Speaking after triumphing on the 647-mile journey from Lisbon to Lorient – by far the shortest of the nine legs – Davies felt the win was vindication for her team after many tribulations during the race, which is contested by seven boats from across the world.
‘I would like to thank everybody for all the support. It’s not really sunk in yet,’ said Davies.
‘It didn’t hit us until we docked and there weren’t any other boats there.
‘I think it’s a reward for all the hard work we have done.
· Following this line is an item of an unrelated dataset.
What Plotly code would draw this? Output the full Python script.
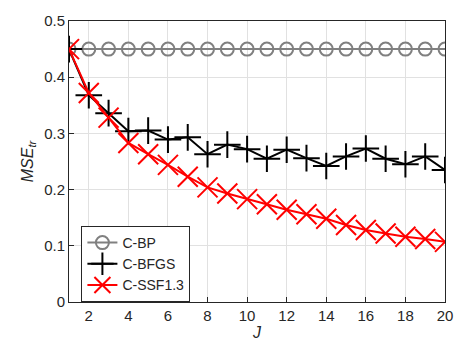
import plotly.graph_objects as go

J = list(range(1, 21))
mse_bp = [0.45] * 20
mse_bfgs = [0.450, 0.368, 0.336, 0.304, 0.305, 0.289, 0.293, 0.263, 0.280, 0.272,
            0.255, 0.271, 0.256, 0.242, 0.259, 0.273, 0.255, 0.245, 0.259, 0.235]
mse_ssf = [0.450, 0.372, 0.328, 0.283, 0.263, 0.244, 0.223, 0.204, 0.193, 0.183,
           0.174, 0.164, 0.156, 0.148, 0.137, 0.128, 0.122, 0.116, 0.112, 0.107]
x_ticks = [2, 4, 6, 8, 10, 12, 14, 16, 18, 20]
y_ticks = [0, 0.1, 0.2, 0.3, 0.4, 0.5]
y_tick_text = ["0", "0.1", "0.2", "0.3", "0.4", "0.5"]

fig = go.Figure()
fig.add_trace(go.Scatter(
    x=J, y=mse_bp, name="C-BP", mode="lines+markers",
    line=dict(color="rgb(128,128,128)", width=2),
    marker=dict(symbol="circle-open", size=13, color="rgb(128,128,128)",
                line=dict(width=2, color="rgb(128,128,128)"))))
fig.add_trace(go.Scatter(
    x=J, y=mse_bfgs, name="C-BFGS", mode="lines+markers",
    line=dict(color="black", width=2),
    marker=dict(symbol="cross-thin-open", size=19, color="black",
                line=dict(width=2, color="black"))))
fig.add_trace(go.Scatter(
    x=J, y=mse_ssf, name="C-SSF1.3", mode="lines+markers",
    line=dict(color="red", width=2),
    marker=dict(symbol="x-thin-open", size=20, color="red",
                line=dict(width=2, color="red"))))

axis_common = dict(
    showline=True, linecolor="rgb(38,38,38)", linewidth=1, mirror=True,
    ticks="inside", ticklen=5, tickcolor="rgb(38,38,38)",
    showgrid=True, gridcolor="rgb(225,225,225)", gridwidth=1,
    zeroline=False,
    tickfont=dict(family="Liberation Sans, Arial", size=15, color="rgb(38,38,38)"),
)

fig.update_xaxes(range=[1, 20], tickvals=x_ticks,
                 title=dict(text="<i>J</i>", standoff=2,
                            font=dict(family="Liberation Sans, Arial", size=16, color="rgb(38,38,38)")),
                 **axis_common)
fig.update_yaxes(range=[0, 0.5], tickvals=y_ticks, ticktext=y_tick_text,
                 title=dict(text="<i>MSE</i><sub><i>tr</i></sub>", standoff=6,
                            font=dict(family="Liberation Sans, Arial", size=16, color="rgb(38,38,38)")),
                 **axis_common)

fig.update_layout(
    width=465, height=349,
    margin=dict(l=69, r=15, t=12, b=42),
    plot_bgcolor="white", paper_bgcolor="white",
    showlegend=True,
    legend=dict(x=0.033, y=0.0, xanchor="left", yanchor="bottom",
                bgcolor="white", bordercolor="rgb(38,38,38)", borderwidth=1,
                font=dict(family="Liberation Sans, Arial", size=14, color="rgb(38,38,38)"),
                tracegroupgap=0, itemwidth=30),
)

fig.write_html("out.html")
It’s a great confidence-booster.
‘We’ve had a mountain to climb to get here so it’s huge for us.’
Gosport’s Dee Caffari completed the first seven legs for Team SCA.
But for the latest stretch she was withdrawn from the team, which now consists of Hamble-based meteorologist Libby Greenhalgh, Brits Abbie Ehler and Annie Lush, Stacey Jackson, Liz Wardley and Sophie Ciszek from Australia, American Sally Barkow, Dutchwoman Carolijn Brouwer, Anna-Lena Elled of Sweden, and Swiss pair Elodie-Jane Mettraux and Justine Mettraux.
The eighth leg crossed the notorious north-west corner of Spain, nicknamed the ‘Coast of Death’ because of the high number of boats that have sunk on the route.
As they passed Cape Finisterre, the crews had to battle constant wind shifts and heavy waves – the price they paid for sailing along a coastline directly exposed to the unrelenting power of the Atlantic.
Elsewhere in the race, Ian Walker’s Team Abu Dhabi Ocean Racing all but secured overall victory with a strong third-placed finish.
The team will be officially crowned as victors after the final leg in Gothenburg.
The Warsash skipper has led his crew to an impressive two bullets and three seconds as he closes in on his first overall Volvo Ocean Race title- and the first for a British skipper – at the third time of asking.
The boats will depart for Gothenburg, via The Hague, on Tuesday, June 16.